We talked to Joshua Crain, who was Danny’s lawyer during the trial, and the path that led to that confession is one that gave all of us goosebumps.

As the trial began, Danny leaned over to his lawyer and said, “Josh, I can’t do this. I’ve gotta go all in for the Lord if I’m gonna go at all.” Before either side could present their arguments, Danny pled guilty to every charge.

Why the change of heart? During the 3 years leading up to his trial, Danny began a relationship with God that transformed him from convict to convert.

His lawyer, who got to witness Danny’s full transformation, wasn’t too surprised when Danny accepted the charges saying, “As his attorney, I certainly have to look out for his legal interest. But as a Christian, I’m more concerned about his soul. And I know that Danny knew what he was doing,”
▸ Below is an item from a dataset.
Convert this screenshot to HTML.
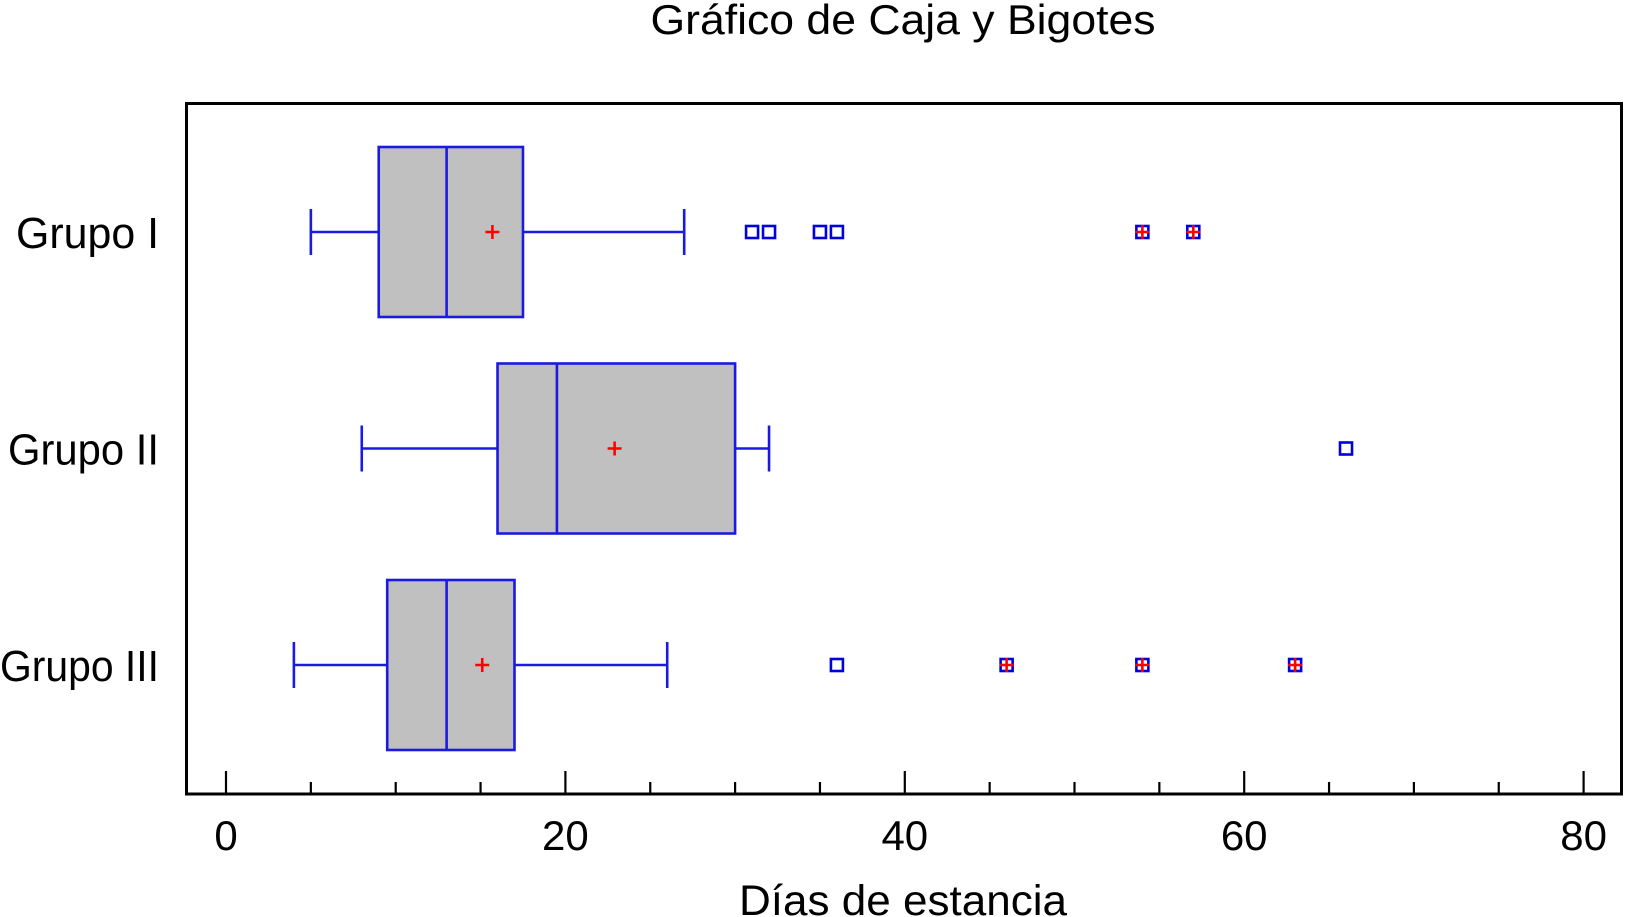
<!DOCTYPE html>
<html><head><meta charset="utf-8"><style>
html,body{margin:0;padding:0;background:#fff;}
svg{display:block;font-family:"Liberation Sans",Arial,sans-serif;}
</style></head><body>
<svg id="chart" width="1625" height="917" viewBox="0 0 1625 917">
<text x="903" y="34" font-size="42" text-anchor="middle" textLength="505" lengthAdjust="spacingAndGlyphs">Gráfico de Caja y Bigotes</text>
<rect x="186.5" y="103.5" width="1435" height="690.5" fill="none" stroke="#000" stroke-width="3"/>
<g id="marks"></g>
<g id="axis"></g>
<text x="903" y="915" font-size="43" text-anchor="middle" textLength="328" lengthAdjust="spacingAndGlyphs">Días de estancia</text>
</svg>
<script>
const groups = ["Grupo I","Grupo II","Grupo III"];
const lowWhisker = [5, 8, 4];
const q1 = [9, 16, 9.5];
const median = [13, 19.5, 13];
const q3 = [17.5, 30, 17];
const highWhisker = [27, 32, 26];
const means = [15.7, 22.9, 15.1];
const outliers = [[31,32,35,36,54,57],[66],[36,46,54,63]];
const farOutliers = [[54,57],[],[46,54,63]];
const xTicks = [0,20,40,60,80];
const xMinorStep = 5;

const NS="http://www.w3.org/2000/svg";
const X0=226, XK=(1583.6-226)/80;
const x=v=>X0+v*XK;
const rowY=i=>232+i*216.5;
const HH=85, CAP=23, BLUE="#1a1ae0";
const labelLen=[143,151,159];
const marks=document.getElementById('marks'), axis=document.getElementById('axis');
function mk(tag,attrs,parent){const e=document.createElementNS(NS,tag);for(const k in attrs)e.setAttribute(k,attrs[k]);parent.appendChild(e);return e;}

groups.forEach((g,i)=>{
  const y=rowY(i);
  const grp=mk('g',{},marks);
  
  
  const lbl=mk('text',{x:159,y:y+16,'font-size':44,'text-anchor':'end',textLength:labelLen[i],lengthAdjust:'spacingAndGlyphs'},axis);
  lbl.textContent=g;
  
  
  const st={stroke:BLUE,'stroke-width':2.6,fill:'none'};
  const w1=mk('line',Object.assign({x1:x(lowWhisker[i]),x2:x(q1[i]),y1:y,y2:y},st),grp);
  
  
  mk('line',Object.assign({x1:x(lowWhisker[i]),x2:x(lowWhisker[i]),y1:y-CAP,y2:y+CAP},st),grp);
  const w2=mk('line',Object.assign({x1:x(q3[i]),x2:x(highWhisker[i]),y1:y,y2:y},st),grp);
  
  
  mk('line',Object.assign({x1:x(highWhisker[i]),x2:x(highWhisker[i]),y1:y-CAP,y2:y+CAP},st),grp);
  const b=mk('rect',{x:x(q1[i]),y:y-HH,width:x(q3[i])-x(q1[i]),height:2*HH,fill:'#c0c0c0',stroke:BLUE,'stroke-width':2.6},grp);
  
  
  const m=mk('line',Object.assign({x1:x(median[i]),x2:x(median[i]),y1:y-HH,y2:y+HH},st),grp);
  
  
  const mp=mk('path',{d:`M${x(means[i])-7},${y}h14M${x(means[i])},${y-7}v14`,stroke:'#f00','stroke-width':2.6},grp);
  
  
  outliers[i].forEach(v=>{
    const r=mk('rect',{x:x(v)-6,y:y-6,width:12,height:12,fill:'none',stroke:'#0000dd','stroke-width':2.6},grp);
    
    
  });
  farOutliers[i].forEach(v=>{
    const p=mk('path',{d:`M${x(v)-7},${y}h14M${x(v)},${y-7}v14`,stroke:'#f00','stroke-width':2.6},grp);
    
    
  });
});

const base=794;
for(let v=0;v<=80;v+=xMinorStep){
  const major=xTicks.includes(v);
  const t=mk('line',{x1:x(v),x2:x(v),y1:base,y2:base-(major?23:12),stroke:'#000','stroke-width':2.2},axis);
  
  
}
xTicks.forEach(v=>{
  const t=mk('text',{x:x(v),y:850,'font-size':42,'text-anchor':'middle'},axis);
  t.textContent=v;
  
  
});
</script>
</body></html>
Danny was inspired to confess after including a few lyrics in the notes he took to court with him. From the Big Daddy Weave song Redeemed, he wrote: “Then you look at this prisoner and say to me, “Son, stop fighting a fight that’s already been won.'”

When Danny saw those lyrics on his notepad in the courtroom, he told his lawyer, “This whole time, I’ve been thinking that the truth would set me free, and it was a physical freedom. But that’s not what it is, Josh. It’s a spiritual freedom. God is going to set me free spiritually, but I have to tell the truth.”

According to the Murfreesboro Daily News Journal, Danny also said from the stand that he was praying for the victim’s family and accepted his responsibility and consequences for their loss.

Before he officially began his life sentence, his lawyer got to be a part of baptizing Danny as Danny vowed to share his testimony with those he encounters in prison.

Sharing Danny’s story is by no means an attempt to excuse his actions orĀ  to minimize the pain felt by the family of his victim. Instead, we share it to underscore the power of God’s redemption and to serve as a reminder to us all that none of us are beyond the scope of God’s love and forgiveness.